Qualities to Look for in a New EmployeeEditor
The success of your business relies on many things. A well laid-out plan is essential. Your location is crucial. Offering a good product for a price point people can afford brings you your clients. As equal to all of these ingredients, are your employees. Your staff is very much like a babysitter. Parents spend time, as they should, selecting just the right person to care for their children while they’re away from them. And while our children are a whole other entity from a business, it works the same. Your business is your baby. It pays your bills and provides for your family. You want the people that are caring for your business to be the best the world has to offer.
So what are some qualities you want to look for in that new business-sitter? For starters, unless your field requires someone with a degree, don’t count out someone that has experience as opposed to a degree. I’m not suggesting that someone with a college degree isn’t a good choice, of course. However, so much emphasis is put on degrees, that smart, hard-working candidates are over-looked. Many owners and staff members have built successful companies, yet didn’t pursue a higher education. That doesn’t decrease their value. There are obvious fields that absolutely require a degree. After all, who wants to go to a doctor that didn’t go to medical school?
One of the best determining factors of someone’s quality is finding out what other successes they’ve had in their life. Has this person been ambitious at other jobs or even in their personal life? Finding an individual that manages to fit a lot into their life is a great quality. Busy people get the most done. Sometimes a résumé doesn’t give you accurate information like a person’s character and work ethic. Perhaps the job they had before didn’t have opportunities to allow them to shine. This is where probing questions help to unveil their true strengths.
Can you carry on a conversation with your candidate? Are they friendly and personable? This isn’t to say that if they are a bit more introverted, that they wouldn’t be great. It depends on the position you’re looking to fill. However, you need to determine if they are going to represent your company well and get along with the rest of your staff. There are a few businesses where this might not matter, but not ordinarily.
Trying to find out how fast someone learns new skills is more challenging. You may be able to tell by looking at their résumé and what skills they’ve obtained throughout their time at other jobs. Generally speaking though, this is a trial and error situation as every workplace holds different tasks they will have to learn.
Having a team that has different abilities, talents, backgrounds and personalities is essential. Yet, it’s worth saying that you want to be sure they’re a good fit for the culture of your workplace. If your office is a loose one, hiring someone that offends easy or doesn’t share the spirit of your environment, it’s probably best to continue searching. It’s a recipe for disaster to add a reserved human being into a permissive organization.
I have a sign in my office that says, “When in doubt, tell the truth”. If you, or the person that does your hiring, has good intuition, you can usually tell if a person has an honest nature. That’s certainly not always true, but oftentimes is.
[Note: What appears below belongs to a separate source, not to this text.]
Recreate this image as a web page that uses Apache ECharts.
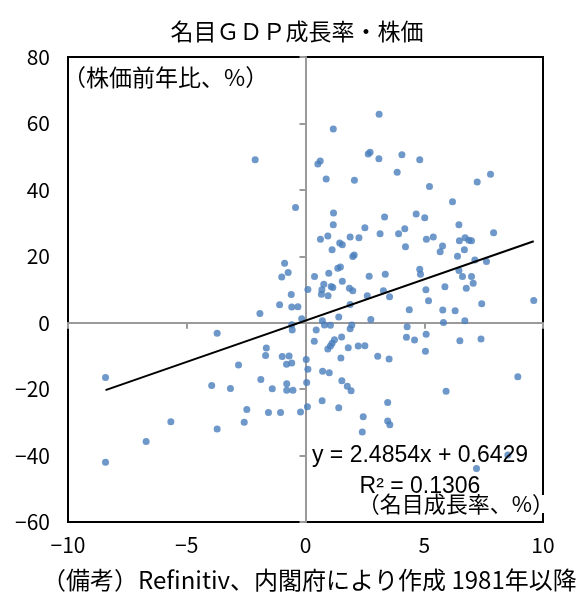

Questioning whether your new hire can be trusted or not is the last thing you want.
Nobody likes a conceited person, but a confident person is an asset for sure. Add that with modesty, and you have the recipe for a true team player. This really should be at the top of the list (not that these are in any kind of order). Whether someone is a team player or not can make or break your business.
Lastly, ethics and integrity cannot be taught, no matter how many systems you have in place or training you have available. I would never want someone personifying my business in any way except ethical and upstanding. Customers tend not to return to a business that has cheated them or have been shady. You’ll never go wrong making character a top requirement for your crew.